Additionally, SCB instruments also differ from conventional banks in the overall legal contracts, governance and the liquidity structure. For instance, Islamic banks have had to operate in an environment sans proper inter-bank and money market functionality, government securities and limited access to lender of last resort facilities of the central banks. Due to the principal requirement to be Sharia compliant, the Islamic Banks have less access to the risk-hedging techniques available to the conventional banks such as derivatives and swaps according to the IMF paper.
Comparative stability
With all these factors limiting the operations of the SFB, can the IMF study indicate the comparative financial stability of SCB vis-à-vis their conventional counterparts?
The findings suggest that SCB may be better able to transfer the risk of a negative shock from the asset side to the depositor. This aspect of the FCB tends to make them less risky from the depositor side. The paper also suggests that the need to provide a stable and competitive return to investors under the constraint of limited access to liquid instruments may place pressure on SCB entities to be more conservative. The SCB players are also said to hold a larger proportion of their assets in reserve accounts of central banks than the conventional commercial banks. Furthermore, the depositor’s position in the deal of risk sharing with the bank will render him towards exercising tight oversight over the bank’s management. This too will serve towards less risk taking on the part of the SCB sector.
The IMF study uses z-scores in order to analyze the combination of a bank’s capitalization, profitability and risk. The higher the z-score the less likely it is that the bank will run out of capital. Using a definition where banks with more than $1 billion in assets are categorized as large banks and those below $1billion as ‘other’, a number of results have been quoted. The following are the key points;
• Small Islamic banks tend to be financially stronger (that is, have higher z-scores) than small and large commercial banks.
• Large commercial banks tend to be financially stronger than large Islamic banks.
• Small Islamic banks tend to be financially stronger than large Islamic banks.
The paper suggests that the finding could be explained with reference to the contrast between the high risk stability in SCB entities as compared with larger SCB organizations in that it is significantly more ‘complex for Islamic banks to adjust their credit risk monitoring system as they become bigger. For example, the profit share modes used by Islamic banks, are more diverse and more difficult to standardize than loans used by commercial banks.’
As the scale of the banking operations grow, monitoring of credit risk becomes rapidly more complex and the issues of adverse selection and moral hazard might also emerge. With reference to the Mudharaba type of transactions this argument has a clear basis. Where a SCB enters into a large investment under a profit share structure, it would also invest in ongoing consultation and exercise oversight of that project in order to safeguard their investment. The Islamic bank can even ask to be represented at the Board Room in order to actively play a role in the decision making process.

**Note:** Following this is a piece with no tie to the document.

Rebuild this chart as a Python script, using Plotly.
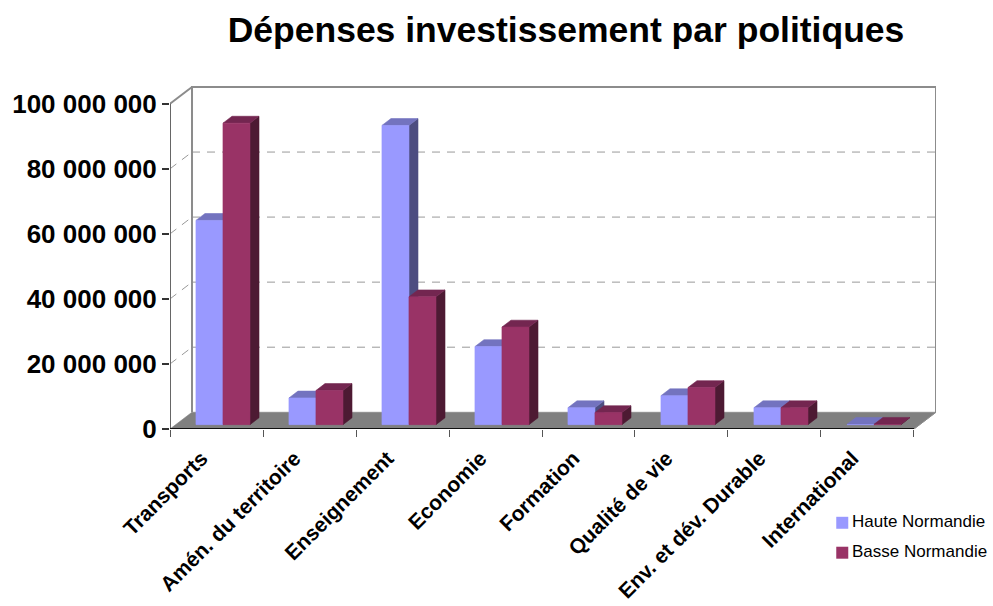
import plotly.graph_objects as go

categories = ["Transports", "Amén. du territoire", "Enseignement", "Economie",
              "Formation", "Qualité de vie", "Env. et dév. Durable", "International"]
haute_normandie = [62.8e6, 8.2e6, 92.0e6, 24.0e6, 5.2e6, 8.9e6, 5.2e6, 0.1e6]
basse_normandie = [92.7e6, 10.5e6, 39.3e6, 30.0e6, 3.7e6, 11.4e6, 5.2e6, 0.1e6]
y_ticks = [0, 20e6, 40e6, 60e6, 80e6, 100e6]
y_labels = ["0", "20 000 000", "40 000 000", "60 000 000", "80 000 000", "100 000 000"]
colors_hn = dict(front="#9999FF", top="#7373BF", side="#4D4D80")
colors_bn = dict(front="#993366", top="#732650", side="#4D1A33")

W, H = 993, 606
L, R, T, B = 170.0, 935.7, 85.7, 429.5
ymax_front = 100e6
px_per_val = (B - 103.5) / ymax_front
px_per_cat = (913.7 - L) / len(categories)
depth_x = (R - 913.7) / px_per_cat          # category units over the full depth
depth_y = (B - 412.7) / px_per_val          # value units over the full depth
x_range = [0, len(categories) + depth_x]
y_range = [0, (B - T) / px_per_val]
z0, z1 = 0.26, 0.67
bar_w = 27.0 / px_per_cat
bar_shift = 0.008


def P(c, v, z):
    return c + z * depth_x, v + z * depth_y


def poly(pts):
    xs, ys = zip(*[P(*p) for p in pts + [pts[0]]])
    return list(xs) + [None], list(ys) + [None]


def join(polys):
    xs, ys = [], []
    for a, b in polys:
        xs += a
        ys += b
    return xs, ys


def ptrace(polys, color, width=0.6, line=None):
    xs, ys = join(polys)
    return go.Scatter(x=xs, y=ys, mode="lines", fill="toself", fillcolor=color,
                      line=dict(color=line or color, width=width), hoverinfo="skip",
                      showlegend=False, cliponaxis=False)


def seg(pts_list, color, width, dash="solid"):
    xs, ys = [], []
    for pts in pts_list:
        for p in pts:
            x, y = P(*p)
            xs.append(x)
            ys.append(y)
        xs.append(None)
        ys.append(None)
    return go.Scatter(x=xs, y=ys, mode="lines", line=dict(color=color, width=width, dash=dash),
                      hoverinfo="skip", showlegend=False, cliponaxis=False)


n = len(categories)
fig = go.Figure()
# floor
fig.add_trace(ptrace([poly([(0, 0, 0), (n, 0, 0), (n, 0, 1), (0, 0, 1)])], "#808080"))
# gridlines
grid = []
for v in y_ticks[1:]:
    grid.append([(0, v, 0), (0, v, 1)])
    grid.append([(0, v, 1), (n, v, 1)])
fig.add_trace(seg(grid, "#999999", 1, "8px,7px"))
# walls
fig.add_trace(seg([[(0, 0, 1), (0, ymax_front, 1), (n, ymax_front, 1), (n, 0, 1)],
                   [(0, ymax_front, 0), (0, ymax_front, 1)]], "#8C8C8C", 2))
fig.add_trace(seg([[(0, 0, 0), (0, ymax_front, 0)]], "#666666", 2))

# bars
for values, colors, off in ((haute_normandie, colors_hn, -bar_w),
                            (basse_normandie, colors_bn, 0.0)):
    sides, tops, fronts = [], [], []
    for i, v in enumerate(values):
        a = i + 0.5 + bar_shift + off
        b = a + bar_w
        sides.append(poly([(b, 0, z0), (b, 0, z1), (b, v, z1), (b, v, z0)]))
        tops.append(poly([(a, v, z0), (b, v, z0), (b, v, z1), (a, v, z1)]))
        fronts.append(poly([(a, 0, z0), (b, 0, z0), (b, v, z0), (a, v, z0)]))
    fig.add_trace(ptrace(sides, colors["side"]))
    fig.add_trace(ptrace(tops, colors["top"]))
    fig.add_trace(ptrace(fronts, colors["front"]))

# front floor edge
fig.add_trace(seg([[(0, 0, 0), (n, 0, 0)]], "#111111", 2))
fig.add_trace(seg([[(n, 0, 0), (n, 0, 1)]], "#8C8C8C", 1))


def xp(px):
    return (px - L) / (R - L)


def yp(py):
    return (B - py) / (B - T)


shapes, annotations = [], []
for label, color, cy in (("Haute Normandie", colors_hn["front"], 522.5),
                         ("Basse Normandie", colors_bn["front"], 552.5)):
    shapes.append(dict(type="rect", xref="paper", yref="paper", x0=xp(836), x1=xp(848),
                       y0=yp(cy - 5), y1=yp(cy + 7), fillcolor=color, line_width=0))
    annotations.append(dict(xref="paper", yref="paper", x=xp(850), y=yp(cy), text=label,
                            showarrow=False, xanchor="left", yanchor="middle",
                            font=dict(family="Liberation Sans", size=17, color="#000000")))

fig.update_layout(
    width=W, height=H, autosize=False,
    margin=dict(l=L, r=W - R, t=T, b=H - B, pad=0, autoexpand=False),
    paper_bgcolor="white", plot_bgcolor="white", showlegend=False,
    title=dict(text="<b>Dépenses investissement par politiques</b>",
               x=566 / W, xref="container", xanchor="center",
               y=1 - 30 / H, yref="container", yanchor="middle",
               font=dict(family="Liberation Sans", size=35.5, color="#000000")),
    xaxis=dict(range=x_range, showgrid=False, zeroline=False, showline=False, automargin=False,
               tickvals=[i + 0.5 for i in range(n)], ticktext=[f"<b>{c}</b>" for c in categories],
               tickangle=-45, ticks="", ticklen=0, ticklabelshift=-15, ticklabelstandoff=12,
               tickfont=dict(family="Liberation Sans", size=21, color="#000000"),
               minor=dict(tickvals=list(range(n + 1)), ticks="outside", ticklen=7,
                          tickwidth=1, tickcolor="#555555")),
    yaxis=dict(range=y_range, showgrid=False, zeroline=False, showline=False, automargin=False,
               tickvals=y_ticks, ticktext=[f"<b>{s}</b>" for s in y_labels],
               ticks="outside", ticklen=7, tickwidth=2, tickcolor="#333333",
               tickfont=dict(family="Liberation Sans", size=26, color="#000000")),
    shapes=shapes, annotations=annotations,
)
fig.write_html("out.html", post_script="document.body.style.margin='0';",
               config=dict(displayModeBar=False))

Another finding of the study is that ‘as the presence of Islamic banks grows in a country’s financial system, there is no significant impact on the soundness of other banks. This suggests that Islamic and commercial banks can coexist in the same system without substantial “crowding out” effects through competition and deteriorating soundness.’
Academic limitations
Despite the study’s recourse to a large and extensive amount of cross-country data, its limitations in describing the ground operations realities cannot be under-scored. For instance, the finding regarding co-existence, may be relevant for those ‘fully-fledged’ Islamic Banks but the reality in the industry is that most players are conventional banks that have Sharia compliant windows. Thus the overlapping in the overall banking industry is significant in many respects as the exchange of information and resources between the conventional and SCB system will not be hindered by any academic definitions.
The suggestion that Mudharaba instruments may give a comparative advantage to smaller SCB operators based on their ability to better monitor their investment may find broad agreement at first glance. However, large SCB entities can factor in the additional costs of oversight and monitoring into their Mudharaba deals and even leverage on economies of scale to be more competitive in the market. Thus the argument the small Islamic banks are more stable than larger banks is not entirely convincing.

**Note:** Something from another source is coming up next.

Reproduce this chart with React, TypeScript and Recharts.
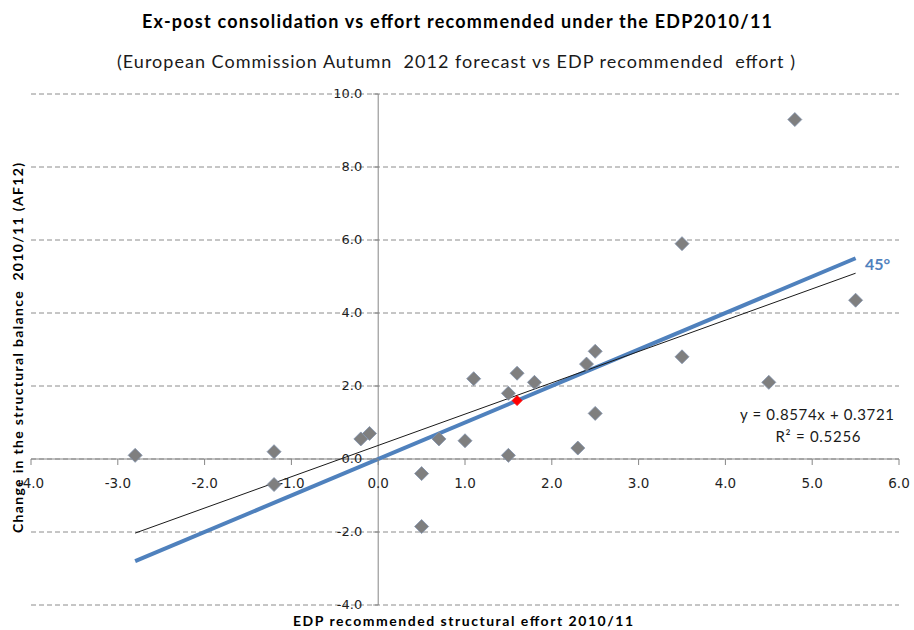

Moreover, larger SCB organizations typically have an entire range of financial products and services that go beyond the ‘profit share’ and ‘mark-up’ principals. The ability of larger players to issue sukuks (Sharia compliant bonds) on various types of transactions including Ijarah’s ( Leasing facilities) to be factored in. The fact that smaller SCB service providers tend towards a limited portfolio based on profit share and mark-up is possible a consequence of their own financial constraints that prevent them from engaging in some of the larger Sharia compliant operations.
The study also takes the aggregated portfolios of banks and makes sweeping statements regarding their overall operations with no reference to specific areas of activity and lending instruments of either the conventional or SCB entities. The prevailing economic environment will impact investors and depositors in difference ways that could perhaps be better analyzed under different asset classes or industry sectors. In this way, greater similarity between sectors or asset classes that contribute to financial stability may be found, across both the conventional and Islamic banking sector, at any given time period. Only disentangling the various components of the overall banking sector that is entwined at many levels will reveal an accurate account of financial stability for most countries.
One further point on the IMF study is that it needs to factor in the impact of regulatory authorities in any given country as it may be the key contributing factor. Strong regulatory institutions with powers to enforce laws serve to stabilize both conventional and Islamic banking systems.
In the absence of a healthy supply of such studies, it is difficult to rate the IMF paper for its usefulness to the industry. Whilst it is a positive contribution and ‘serves as food for thought’, the claim that large Islamic banks are less financially stable than their conventional counterparts or smaller small Islamic banks needs to be further researched.